TDF has already negotiated with lenders to roll over debt maturities from 2014 to 2016 and extending again would trigger additional fees and higher interest payments, said one of the sources.

A consortium led by Canadian pension fund PSP Investments has offered 3.5 billion euros for TDF France, making it to the second round of the auction, said the sources.

Dering Capital, founded in 2011 by Ben Jenkins, ex Hong Kong head of private equity firm Blackstone (BX.N), is slightly ahead of PSP on price with a bid around 3.6 billion, sources said.

The sellers – comprising private equity funds TPG with 42 percent, Charterhouse Ardian (previously known as AXA private equity) and France’s BPI – are weighing whether to let the two contenders study TDF France’s books, in the hope they will improve their bids, or call off the process, the people said.

People close to TDF have previously said its owners would not sell the French business for less than 4 billion euros, which they see as a low-end valuation assuming EBITDA (earnings before interest, tax, depreciation and amortization) improves to about 380 million euros in 2014 and applying sector price multiples of between 10.5 and 11.5 times that total.

But sources familiar with the bidders are hoping a deal could be agreed with final and fully-financed offers of around 3.5 to 3.6 billion euros.

Dering had expressed concerns to TDF’s owners over possible governance issues for a foreign acquirer, after the French government blocked Yahoo! Inc‘s (YHOO.O) acquisition of video broadcaster Dailymotion. But the owners had given assurances the process will be fair and transparent, the sources said.

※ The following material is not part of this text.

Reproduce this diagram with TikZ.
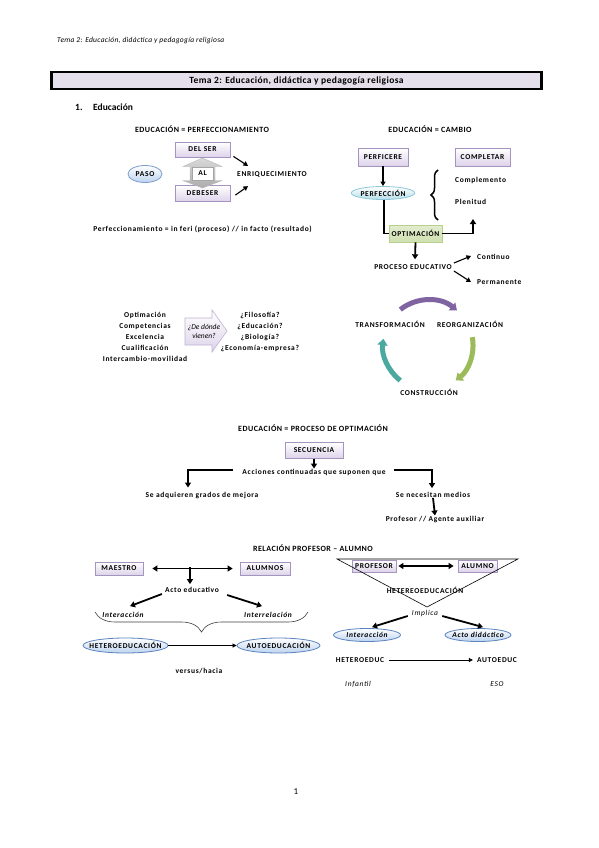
\documentclass[tikz,border=0pt]{standalone}
\usepackage{fontspec}
\setmainfont{Carlito}
\newfontfamily\dfnt[LetterSpace=9]{Carlito}
\newfontfamily\tfnt[LetterSpace=6]{Carlito}
\newfontfamily\hfnt[LetterSpace=4]{Carlito}
\usetikzlibrary{arrows.meta,decorations.pathreplacing,shapes.geometric,calc}
\definecolor{lav}{HTML}{DDD3EA}
\definecolor{lavedge}{HTML}{A594C0}
\definecolor{titlefill}{HTML}{E5DFEC}
\definecolor{ellfill}{HTML}{BDD3EF}
\definecolor{elledge}{HTML}{5B84BF}
\definecolor{aqfill}{HTML}{B7DEE8}
\definecolor{aqedge}{HTML}{8CC8DA}
\definecolor{grfill}{HTML}{CFE0B0}
\definecolor{gredge}{HTML}{B9CF8C}
\definecolor{cpurple}{HTML}{8064A2}
\definecolor{cgreen}{HTML}{9BBB59}
\definecolor{cteal}{HTML}{4BA9A0}
\begin{document}
\begin{tikzpicture}[x=1pt,y=-1pt,
  txt/.style={font={\dfnt\fontsize{7.5}{9}\selectfont\bfseries}, inner sep=0pt},
  ttl/.style={font={\tfnt\fontsize{8}{9}\selectfont\bfseries}, inner sep=0pt},
  itxt/.style={font={\dfnt\fontsize{7.5}{9}\selectfont\itshape}, inner sep=0pt},
  bitxt/.style={font={\dfnt\fontsize{7.5}{9}\selectfont\bfseries\itshape}, inner sep=0pt},
  lbox/.style={draw=lavedge, line width=0.8pt, top color=white, bottom color=lav, inner sep=0pt, font={\dfnt\fontsize{7.5}{9}\selectfont\bfseries}},
  bell/.style={ellipse, draw=elledge, line width=0.8pt, top color=white, bottom color=ellfill, inner ysep=0pt, inner xsep=-12pt, font={\dfnt\fontsize{7.5}{9}\selectfont\bfseries}},
  tarrow/.style={line width=1.8pt, -{Triangle[length=5pt,width=6pt]}},
  marrow/.style={line width=1.1pt, -{Triangle[length=4.5pt,width=5pt]}},
  tline/.style={line width=1.8pt},
  cyc/.style={line width=5pt, -{Triangle[length=6.5pt,width=10pt]}}
]
\useasboundingbox (0,0) rectangle (599,848);
\fill[white] (0,0) rectangle (599,848);

% header
\node[anchor=west, font={\hfnt\fontsize{7.5}{8}\selectfont\itshape}, inner sep=0pt] (hdr) at (57,41) {Tema 2: Educación, didáctica y pedagogía religiosa};
\node[draw, line width=2.2pt, fill=titlefill, minimum width=490, minimum height=17, font={\hfnt\fontsize{9.5}{10}\selectfont\bfseries}] (title) at (296.5,80.5) {Tema 2: Educación, didáctica y pedagogía religiosa};
\node[anchor=west, inner sep=0pt, font=\fontsize{9.5}{10}\selectfont\bfseries] (num) at (75,107) {1.};
\node[anchor=west, inner sep=0pt, font=\fontsize{9.5}{10}\selectfont\bfseries] (edu) at (93,107) {Educación};

% top left
\node[ttl] (t1) at (202,129) {EDUCACIÓN = PERFECCIONAMIENTO};
\node[lbox, minimum width=55, minimum height=15] (delser) at (202.5,149.5) {DEL SER};
\node[lbox, minimum width=55, minimum height=16] (debeser) at (202.5,193.5) {DEBESER};
\shade[top color=gray!30, bottom color=gray!65, draw=gray!55] (202.5,158) -- (222,166.5) -- (215,166.5) -- (215,180.5) -- (222,180.5) -- (202.5,188) -- (183,180.5) -- (190,180.5) -- (190,166.5) -- (183,166.5) -- cycle;
\node[draw=gray!70, fill=white, minimum width=21, minimum height=13, txt] (al) at (202.5,173.5) {AL};
\node[bell, draw=elledge!80, minimum width=34, minimum height=17, inner xsep=-4pt] (paso) at (145,174) {PASO};
\node[txt, anchor=west] (enr) at (237,175) {ENRIQUECIMIENTO};
\draw[marrow] ($(delser.south east)+(3,-1)$) -- ($(enr.north west)+(11,-6)$);
\draw[marrow] ($(debeser.north east)+(5,10)$) -- ($(enr.south west)+(11,8)$);
\node[txt] (perf) at (202.5,229) {Perfeccionamiento = in feri (proceso) // in facto (resultado)};

% top right
\node[ttl] (t2) at (430,129) {EDUCACIÓN = CAMBIO};
\node[lbox, minimum width=50, minimum height=18] (perfi) at (383,157) {PERFICERE};
\node[lbox, minimum width=55, minimum height=18] (compl) at (482.5,157) {COMPLETAR};
\node[ellipse, draw=aqedge, line width=0.8pt, top color=white, bottom color=aqfill, inner ysep=0pt, inner xsep=-9pt, minimum width=50, minimum height=13, txt] (perfec) at (383,193) {PERFECCIÓN};
\draw[marrow] (perfi) -- (perfec);
\node[draw=gredge, line width=0.8pt, top color=white!40!grfill, bottom color=grfill, inner sep=0pt, minimum width=53, minimum height=17, txt] (optim) at (415.5,233.5) {OPTIMACIÓN};
\draw[tline] ($(perfec.south)+(1,0)$) |- (optim.west);
\draw[decorate, decoration={brace, amplitude=7pt}, line width=1.5pt] (438,220) -- (438,170);
\node[txt, anchor=west] (cmp) at (455,180) {Complemento};
\node[txt, anchor=west] (plen) at (455,202) {Plenitud};
\coordinate (ptop) at (473,219);
\draw[tarrow] (optim.east) -| (ptop);
\node[txt] (proc) at (413,267) {PROCESO EDUCATIVO};
\draw[tarrow] (optim.south) -- ($(proc.north)+(2,-5)$);
\node[txt, anchor=west] (cont) at (477,257) {Continuo};
\node[txt, anchor=west] (perm) at (477,282) {Permanente};
\draw[marrow] ($(proc.east)+(2,-4)$) -- ($(cont.west)+(-6,-1)$);
\draw[marrow] ($(proc.east)+(2,4)$) -- ($(perm.west)+(-6,0)$);

% middle left
\node[txt, align=center, font={\dfnt\fontsize{7.5}{11}\selectfont\bfseries}] (list1) at (145,337) {Optimación\\Competencias\\Excelencia\\Cualificación\\Intercambio-movilidad};
\shade[top color=white, bottom color=lav, draw=lavedge!70, line width=0.6pt] (185,318) -- (212,318) -- (212,310) -- (227,331) -- (212,352) -- (212,345) -- (185,345) -- cycle;
\node[itxt, align=center, font={\fontsize{7.5}{9}\selectfont\itshape}] (dd) at (204,331) {¿De dónde\\vienen?};
\node[txt, align=center, font={\dfnt\fontsize{7.5}{11}\selectfont\bfseries}] (list2) at (260,332) {¿Filosofía?\\¿Educación?\\¿Biología?\\¿Economía-empresa?};

% cycle
\coordinate (cc) at (428,345);
\node[txt] (trans) at (390,324) {TRANSFORMACIÓN};
\node[txt] (reorg) at (470,324) {REORGANIZACIÓN};
\node[txt] (constr) at (429,392) {CONSTRUCCIÓN};
\draw[cyc, cpurple] (cc) ++(232:45) arc[start angle=232, end angle=310, radius=45];
\draw[cyc, cgreen] (cc) ++(-10:45) arc[start angle=-10, end angle=52, radius=45];
\draw[cyc, cteal] (cc) ++(128:45) arc[start angle=128, end angle=188, radius=45];

% section 3
\node[ttl] (t3) at (313,428) {EDUCACIÓN = PROCESO DE OPTIMACIÓN};
\node[lbox, minimum width=58, minimum height=16] (sec) at (314,450.5) {SECUENCIA};
\node[txt] (acc) at (314,472) {Acciones continuadas que suponen que};
\draw[tarrow] (sec.south) -- (acc.north);
\node[txt] (adq) at (202,495) {Se adquieren grados de mejora};
\node[txt] (nec) at (433,495) {Se necesitan medios};
\node[txt] (prof) at (435,519) {Profesor // Agente auxiliar};
\draw[tarrow] ($(acc.west)+(-9,-2)$) -| ($(adq.north)+(-14,-4)$);
\draw[tarrow] ($(acc.east)+(8,-2)$) -| ($(nec.north)+(-1,-4)$);
\draw[tarrow] (nec.south) -- (prof.north);

% section 4 left
\node[ttl] (t4) at (313,548) {RELACIÓN PROFESOR – ALUMNO};
\node[lbox, minimum width=48, minimum height=13] (maes) at (119,568.5) {MAESTRO};
\node[lbox, minimum width=50, minimum height=13] (alum) at (265,568.5) {ALUMNOS};
\draw[tarrow, {Triangle[length=5pt,width=6pt]}-{Triangle[length=5pt,width=6pt]}, shorten <=9pt, shorten >=7pt] (maes) -- (alum);
\coordinate (mid) at (190,567);
\node[txt] (acto) at (192,590) {Acto educativo};
\draw[tarrow] (mid) -- ($(acto.north)+(-2,-3)$);
\node[bitxt] (inter) at (123,615) {Interacción};
\node[bitxt] (interr) at (268,615) {Interrelación};
\draw[tarrow] ($(acto.west)+(-3,4)$) -- ($(inter.north)+(7,-6)$);
\draw[tarrow] ($(acto.east)+(8,5)$) -- ($(interr.north)+(-6,-6)$);
\draw[decorate, decoration={brace, amplitude=20pt}, draw=black!75, line width=0.6pt] (308,612) -- (95,612);
\node[bell, minimum width=85, minimum height=15] (hetero) at (125.5,645.5) {HETEROEDUCACIÓN};
\node[bell, minimum width=83, minimum height=15] (auto) at (278.5,645.5) {AUTOEDUCACIÓN};
\draw[line width=0.7pt, -{Triangle[length=4pt,width=4pt]}] (hetero) -- (auto);
\node[txt] (vs) at (199,671) {versus/hacia};

% section 4 right
\node[lbox, minimum width=44, minimum height=12] (profb) at (374,566) {PROFESOR};
\node[lbox, minimum width=39, minimum height=12] (alumb) at (477.5,566) {ALUMNO};
\coordinate (ta) at (337,559);
\coordinate (tb) at (518,559);
\coordinate (tc) at (427,607);
\draw[line width=0.6pt] (ta) -- (tb) -- (tc) -- cycle;
\draw[tarrow, {Triangle[length=5pt,width=6pt]}-{Triangle[length=5pt,width=6pt]}, shorten <=2pt, shorten >=4pt] (profb) -- (alumb);
\node[txt] (het2) at (425,590) {HETEREOEDUCACIÓN};
\node[itxt] (impl) at (425,613) {Implica};
\node[bell, minimum width=67, minimum height=13, font={\dfnt\fontsize{7.5}{9}\selectfont\bfseries\itshape}] (interE) at (367,635) {Interacción};
\node[bell, minimum width=66, minimum height=13, font={\dfnt\fontsize{7.5}{9}\selectfont\bfseries\itshape}] (actoE) at (478,635) {Acto didáctico};
\draw[tarrow] ($(impl.west)+(-4,3)$) -- ($(interE.north)+(5,-1)$);
\draw[tarrow] ($(impl.east)+(4,3)$) -- ($(actoE.north)+(5,-1)$);
\node[txt] (he) at (360,660) {HETEROEDUC};
\node[txt] (au) at (497,660) {AUTOEDUC};
\draw[line width=0.7pt, -{Triangle[length=4pt,width=4pt]}, shorten <=5pt, shorten >=4pt] (he) -- (au);
\node[itxt] (inf) at (358,684) {Infantil};
\node[itxt] (eso) at (497,684) {ESO};

\node[font=\fontsize{9}{10}\selectfont, inner sep=0pt] (page) at (296,792) {1};
\end{tikzpicture}
\end{document}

Some of the sources however wonder if state-owned BPI could favor fellow institutional investor PSP, one of Canada’s largest pension investment managers with $76.1 billion of assets under management at March 31, 2013, over an Asia-backed private equity fund.

PSP is teaming up to bid for TDF France with European infrastructure fund Arcus, which manages investments worth 12 billion euros including Scotland’s Forth Ports and Portuguese toll road operator Brisa (BRSAY.PK).

New York-based Dering has recently made progress on both debt and equity funding for the bid. “The equity part and the debt are now fully funded”, said a person familiar with the situation. “The equity consortium consists of pre-eminent global investors from Europe, North America and Asia”, said the person who declined to be identified because the talks are private.

France’s BPI has offered to reinvest in the asset if the sale goes through, in order to maintain a French element within TDF France’s shareholding, said the people.

TDF France’s owners were initially hoping to sign a deal early next year, the sources said.

The business has failed to attract more pension or infrastructure suitors eying stable returns because of its dependence on market prices and contract renewals, sector bankers said.

Some potential bidders have also been put off by the risk of government intervention in France, they said.

Industry players American Towers (AMT.N), Crown Castle (CCI.N) and Canadian pension fund CPP had a look at TDF’s French business but have dropped out of the process, the people said.

Talks which started over the summer to sell TDF’s French assets have also stumbled over valuation issues. People close to first shareholder TPG said the fund is ready to call off the sale if offers fall short of its expectations.

Ardian, which owns 18 percent of TDF, also said other options were on the table if the parties could not agree on price.

Some sector bankers not involved in the process however believe deferring a sale would be risky because of sluggish growth in the industry and the need to repay debt and avoid tough negotiations with lenders.

TDF, Dering Capital, PSP Investments, TPG, Ardian and BPI declined comment.